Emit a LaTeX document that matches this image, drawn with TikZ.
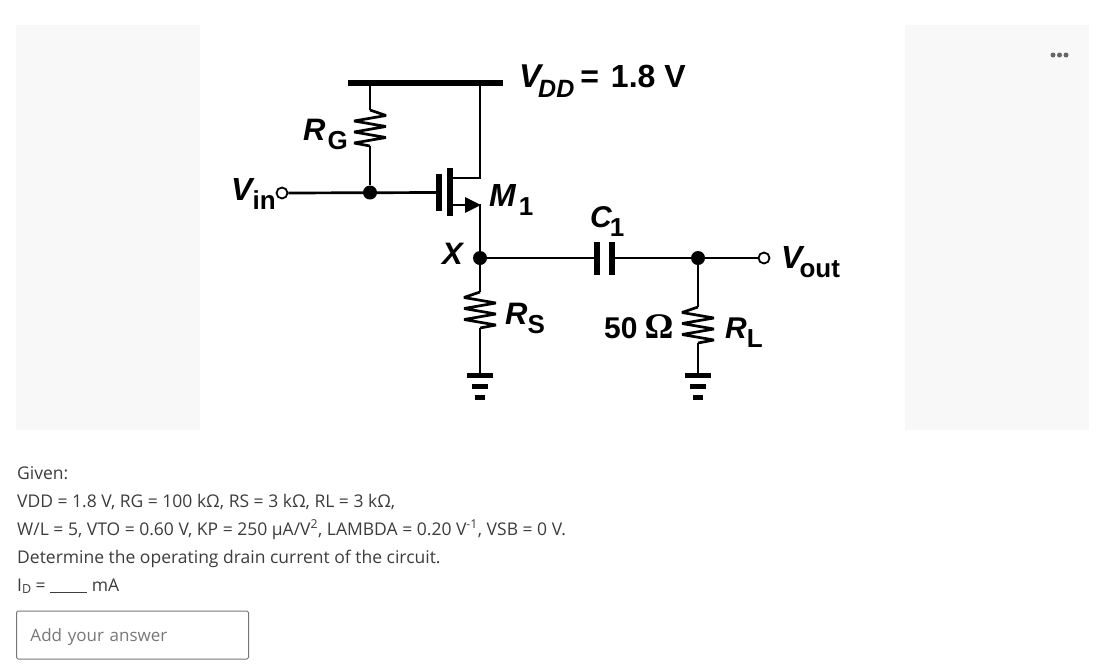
\documentclass[tikz,border=0pt]{standalone}
\usepackage{fontspec}
\setmainfont{Liberation Sans}
\newfontfamily\bodyfont{Open Sans}
\newfontfamily\omegafont{Liberation Serif}
\usepackage{tikz}
\usetikzlibrary{arrows.meta}
\definecolor{panelgray}{HTML}{F8F8F8}
\definecolor{bodygray}{HTML}{3C3C3C}
\definecolor{hintgray}{HTML}{777777}
\newcommand{\circlabel}[2]{{\fontsize{#1}{#1}\selectfont\bfseries\itshape #2}}
\newcommand{\circsub}[1]{\raisebox{-9pt}{\fontsize{26}{26}\selectfont\bfseries #1}}
\tikzset{
    wire/.style={line width=2.7pt, black},
    res/.style={wire, line join=bevel, to path={-- ++(-16,5.5) -- ++(32,5.5) -- ++(-32,5.5) -- ++(32,5.5) -- ++(-32,5.5) -- ++(32,5.5) -- (\tikztotarget)}},
    rail/.style={line width=6.5pt, black},
    plate/.style={line width=5.5pt, black},
    dot/.style={circle, fill=black, inner sep=0pt, minimum size=14pt},
    port/.style={circle, draw=black, line width=1.8pt, fill=white, inner sep=0pt, minimum size=11pt},
    lab/.style={inner sep=0pt, anchor=base west, text=black},
    bodytext/.style={inner sep=0pt, anchor=base west, text=bodygray, font=\bodyfont\fontsize{17.5}{20}\selectfont},
    panel/.style={fill=panelgray, draw=none, inner sep=0pt, minimum width=184pt, minimum height=405pt}
}
\begin{document}
\begin{tikzpicture}[x=1pt, y=-1pt]
    \useasboundingbox (0,0) rectangle (1111,665);
    % Side panels
    \node[panel] (leftpanel) at (108,227.5) {};
    \node[panel] (rightpanel) at (997,227.5) {};
    \foreach \dx [count=\i] in {1053,1059.5,1066} {
        \node[circle, fill=black!60, inner sep=0pt, minimum size=5pt] (menu\i) at (\dx,55) {};
    }

    % Supply rail
    \coordinate (railL) at (348,83);
    \coordinate (railR) at (503,83);
    \coordinate (railG) at (370,83);
    \coordinate (railD) at (480,83);
    \draw[rail] (railL) -- (railR);

    % Gate resistor
    \coordinate (rgtop) at (370,110);
    \coordinate (rgbot) at (370,146);
    \node[dot] (gatedot) at (370,192.5) {};
    \node[port] (vin) at (282,193) {};
    \draw[wire] (railG) -- (rgtop);
    \draw[res, xscale=-1] (rgtop) to (rgbot);
    \draw[wire] (rgbot) -- (gatedot);

    % Transistor
    \coordinate (gate) at (439,192.5);
    \coordinate (gatetop) at (439,174);
    \coordinate (gatebot) at (439,211);
    \coordinate (chtop) at (450,168);
    \coordinate (chbot) at (450,216);
    \coordinate (drain) at (480,178);
    \coordinate (drainL) at (450,178);
    \coordinate (source) at (481,205);
    \coordinate (sourceL) at (450,205);
    \draw[wire] (vin) -- (gate);
    \draw[plate] (gatetop) -- (gatebot);
    \draw[plate] (chtop) -- (chbot);
    \draw[wire, line join=miter] (railD) -- (drain) -- (drainL);
    \draw[wire, -{Triangle[length=16pt,width=15pt]}] (sourceL) -- (source);

    % Source node and resistor
    \node[dot] (x) at (480,258) {};
    \coordinate (rstop) at (480,292);
    \coordinate (rsbot) at (480,328);
    \coordinate (gnda) at (480,375);
    \draw[wire] (480,204) -- (x);
    \draw[wire] (x) -- (rstop);
    \draw[res] (rstop) to (rsbot);
    \draw[wire] (rsbot) -- (gnda);

    % Coupling capacitor
    \coordinate (c1l) at (597,258);
    \coordinate (c1r) at (612,258);
    \node[dot] (outdot) at (698,258) {};
    \node[port] (vout) at (764,258) {};
    \draw[wire] (x) -- (c1l);
    \draw[plate] (597,242) -- (597,275);
    \draw[plate] (612,242) -- (612,275);
    \draw[wire] (c1r) -- (outdot);
    \draw[wire] (outdot) -- (vout);

    % Load resistor
    \coordinate (rltop) at (698,307);
    \coordinate (rlbot) at (698,343);
    \coordinate (gndb) at (698,375);
    \draw[wire] (outdot) -- (rltop);
    \draw[res] (rltop) to (rlbot);
    \draw[wire] (rlbot) -- (gndb);

    % Grounds
    \foreach \g in {gnda,gndb} {
        \draw[line width=5pt] ([xshift=-13pt]\g) -- ([xshift=13pt]\g);
        \draw[line width=5pt] ([xshift=-8pt,yshift=-11.5pt]\g) -- ([xshift=8pt,yshift=-11.5pt]\g);
        \draw[line width=5pt] ([xshift=-5pt,yshift=-22pt]\g) -- ([xshift=5pt,yshift=-22pt]\g);
    }

    % Circuit labels
    \node[lab] (vddlab) at (519,87) {\circlabel{33}{V}\kern-3pt\raisebox{-10pt}{\fontsize{25}{25}\selectfont\bfseries\itshape DD}\kern6pt\fontsize{32}{32}\selectfont\bfseries =\kern12pt 1.8 V};
    \node[lab] (rglab) at (303,140) {\circlabel{31}{R}\kern2pt\circsub{G}};
    \node[lab] (vinlab) at (231,200) {\circlabel{32}{V}\kern0pt\circsub{in}};
    \node[lab] (m1lab) at (489,206) {\circlabel{32}{M}\kern3pt\circsub{1}};
    \node[lab] (xlab) at (442,264) {\circlabel{31}{X}};
    \node[lab] (c1lab) at (590,227) {\circlabel{30}{C}\kern-2pt\circsub{1}};
    \node[lab] (rslab) at (505,324) {\circlabel{31}{R}\circsub{S}};
    \node[lab] (ohmlab) at (604,338) {\fontsize{30}{30}\selectfont\bfseries 50\kern7pt{\omegafont\fontsize{36}{36}\selectfont\symbol{"03A9}}};
    \node[lab] (rllab) at (725,338) {\circlabel{30}{R}\circsub{L}};
    \node[lab] (voutlab) at (781,268) {\circlabel{32}{V}\kern-3pt\circsub{out}};

    % Question text
    \node[bodytext] (given) at (17,479) {Given:};
    \node[bodytext] (line1) at (17,507) {VDD = 1.8 V, RG = 100 k\symbol{"03A9}, RS = 3 k\symbol{"03A9}, RL = 3 k\symbol{"03A9},};
    \node[bodytext] (line2) at (17,535) {W/L = 5, VTO = 0.60 V, KP = 250 \symbol{"00B5}A/V\textsuperscript{2}, LAMBDA = 0.20 V\textsuperscript{-1}, VSB = 0 V.};
    \node[bodytext] (line3) at (17,563) {Determine the operating drain current of the circuit.};
    \node[bodytext] (line4) at (17,591) {I\raisebox{-2pt}{\fontsize{12.5}{12.5}\selectfont D} = \rule[-2pt]{37pt}{1pt} mA};

    % Answer box
    \node[draw=hintgray, line width=1pt, rounded corners=1.5pt, minimum width=232pt, minimum height=48pt, inner sep=0pt,
          text=hintgray, text width=204pt, text height=15pt, text depth=3pt, font=\bodyfont\fontsize{17}{20}\selectfont] (answer) at (132.5,635) {Add your answer};
\end{tikzpicture}
\end{document}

● ● ● ● ●

* What is expected:
Using the data above, print every line exactly, omitting pictures.

* Written response:
Emit a LaTeX document that matches this image, drawn with TikZ.
\documentclass[tikz,border=0pt]{standalone}
\usepackage{fontspec}
\setmainfont{Liberation Sans}
\newfontfamily\bodyfont{Open Sans}
\newfontfamily\omegafont{Liberation Serif}
\usepackage{tikz}
\usetikzlibrary{arrows.meta}
\definecolor{panelgray}{HTML}{F8F8F8}
\definecolor{bodygray}{HTML}{3C3C3C}
\definecolor{hintgray}{HTML}{777777}
\newcommand{\circlabel}[2]{{\fontsize{#1}{#1}\selectfont\bfseries\itshape #2}}
\newcommand{\circsub}[1]{\raisebox{-9pt}{\fontsize{26}{26}\selectfont\bfseries #1}}
\tikzset{
    wire/.style={line width=2.7pt, black},
    res/.style={wire, line join=bevel, to path={-- ++(-16,5.5) -- ++(32,5.5) -- ++(-32,5.5) -- ++(32,5.5) -- ++(-32,5.5) -- ++(32,5.5) -- (\tikztotarget)}},
    rail/.style={line width=6.5pt, black},
    plate/.style={line width=5.5pt, black},
    dot/.style={circle, fill=black, inner sep=0pt, minimum size=14pt},
    port/.style={circle, draw=black, line width=1.8pt, fill=white, inner sep=0pt, minimum size=11pt},
    lab/.style={inner sep=0pt, anchor=base west, text=black},
    bodytext/.style={inner sep=0pt, anchor=base west, text=bodygray, font=\bodyfont\fontsize{17.5}{20}\selectfont},
    panel/.style={fill=panelgray, draw=none, inner sep=0pt, minimum width=184pt, minimum height=405pt}
}
\begin{document}
\begin{tikzpicture}[x=1pt, y=-1pt]
    \useasboundingbox (0,0) rectangle (1111,665);
    % Side panels
    \node[panel] (leftpanel) at (108,227.5) {};
    \node[panel] (rightpanel) at (997,227.5) {};
    \foreach \dx [count=\i] in {1053,1059.5,1066} {
        \node[circle, fill=black!60, inner sep=0pt, minimum size=5pt] (menu\i) at (\dx,55) {};
    }

    % Supply rail
    \coordinate (railL) at (348,83);
    \coordinate (railR) at (503,83);
    \coordinate (railG) at (370,83);
    \coordinate (railD) at (480,83);
    \draw[rail] (railL) -- (railR);

    % Gate resistor
    \coordinate (rgtop) at (370,110);
    \coordinate (rgbot) at (370,146);
    \node[dot] (gatedot) at (370,192.5) {};
    \node[port] (vin) at (282,193) {};
    \draw[wire] (railG) -- (rgtop);
    \draw[res, xscale=-1] (rgtop) to (rgbot);
    \draw[wire] (rgbot) -- (gatedot);

    % Transistor
    \coordinate (gate) at (439,192.5);
    \coordinate (gatetop) at (439,174);
    \coordinate (gatebot) at (439,211);
    \coordinate (chtop) at (450,168);
    \coordinate (chbot) at (450,216);
    \coordinate (drain) at (480,178);
    \coordinate (drainL) at (450,178);
    \coordinate (source) at (481,205);
    \coordinate (sourceL) at (450,205);
    \draw[wire] (vin) -- (gate);
    \draw[plate] (gatetop) -- (gatebot);
    \draw[plate] (chtop) -- (chbot);
    \draw[wire, line join=miter] (railD) -- (drain) -- (drainL);
    \draw[wire, -{Triangle[length=16pt,width=15pt]}] (sourceL) -- (source);

    % Source node and resistor
    \node[dot] (x) at (480,258) {};
    \coordinate (rstop) at (480,292);
    \coordinate (rsbot) at (480,328);
    \coordinate (gnda) at (480,375);
    \draw[wire] (480,204) -- (x);
    \draw[wire] (x) -- (rstop);
    \draw[res] (rstop) to (rsbot);
    \draw[wire] (rsbot) -- (gnda);

    % Coupling capacitor
    \coordinate (c1l) at (597,258);
    \coordinate (c1r) at (612,258);
    \node[dot] (outdot) at (698,258) {};
    \node[port] (vout) at (764,258) {};
    \draw[wire] (x) -- (c1l);
    \draw[plate] (597,242) -- (597,275);
    \draw[plate] (612,242) -- (612,275);
    \draw[wire] (c1r) -- (outdot);
    \draw[wire] (outdot) -- (vout);

    % Load resistor
    \coordinate (rltop) at (698,307);
    \coordinate (rlbot) at (698,343);
    \coordinate (gndb) at (698,375);
    \draw[wire] (outdot) -- (rltop);
    \draw[res] (rltop) to (rlbot);
    \draw[wire] (rlbot) -- (gndb);

    % Grounds
    \foreach \g in {gnda,gndb} {
        \draw[line width=5pt] ([xshift=-13pt]\g) -- ([xshift=13pt]\g);
        \draw[line width=5pt] ([xshift=-8pt,yshift=-11.5pt]\g) -- ([xshift=8pt,yshift=-11.5pt]\g);
        \draw[line width=5pt] ([xshift=-5pt,yshift=-22pt]\g) -- ([xshift=5pt,yshift=-22pt]\g);
    }

    % Circuit labels
    \node[lab] (vddlab) at (519,87) {\circlabel{33}{V}\kern-3pt\raisebox{-10pt}{\fontsize{25}{25}\selectfont\bfseries\itshape DD}\kern6pt\fontsize{32}{32}\selectfont\bfseries =\kern12pt 1.8 V};
    \node[lab] (rglab) at (303,140) {\circlabel{31}{R}\kern2pt\circsub{G}};
    \node[lab] (vinlab) at (231,200) {\circlabel{32}{V}\kern0pt\circsub{in}};
    \node[lab] (m1lab) at (489,206) {\circlabel{32}{M}\kern3pt\circsub{1}};
    \node[lab] (xlab) at (442,264) {\circlabel{31}{X}};
    \node[lab] (c1lab) at (590,227) {\circlabel{30}{C}\kern-2pt\circsub{1}};
    \node[lab] (rslab) at (505,324) {\circlabel{31}{R}\circsub{S}};
    \node[lab] (ohmlab) at (604,338) {\fontsize{30}{30}\selectfont\bfseries 50\kern7pt{\omegafont\fontsize{36}{36}\selectfont\symbol{"03A9}}};
    \node[lab] (rllab) at (725,338) {\circlabel{30}{R}\circsub{L}};
    \node[lab] (voutlab) at (781,268) {\circlabel{32}{V}\kern-3pt\circsub{out}};

    % Question text
    \node[bodytext] (given) at (17,479) {Given:};
    \node[bodytext] (line1) at (17,507) {VDD = 1.8 V, RG = 100 k\symbol{"03A9}, RS = 3 k\symbol{"03A9}, RL = 3 k\symbol{"03A9},};
    \node[bodytext] (line2) at (17,535) {W/L = 5, VTO = 0.60 V, KP = 250 \symbol{"00B5}A/V\textsuperscript{2}, LAMBDA = 0.20 V\textsuperscript{-1}, VSB = 0 V.};
    \node[bodytext] (line3) at (17,563) {Determine the operating drain current of the circuit.};
    \node[bodytext] (line4) at (17,591) {I\raisebox{-2pt}{\fontsize{12.5}{12.5}\selectfont D} = \rule[-2pt]{37pt}{1pt} mA};

    % Answer box
    \node[draw=hintgray, line width=1pt, rounded corners=1.5pt, minimum width=232pt, minimum height=48pt, inner sep=0pt,
          text=hintgray, text width=204pt, text height=15pt, text depth=3pt, font=\bodyfont\fontsize{17}{20}\selectfont] (answer) at (132.5,635) {Add your answer};
\end{tikzpicture}
\end{document}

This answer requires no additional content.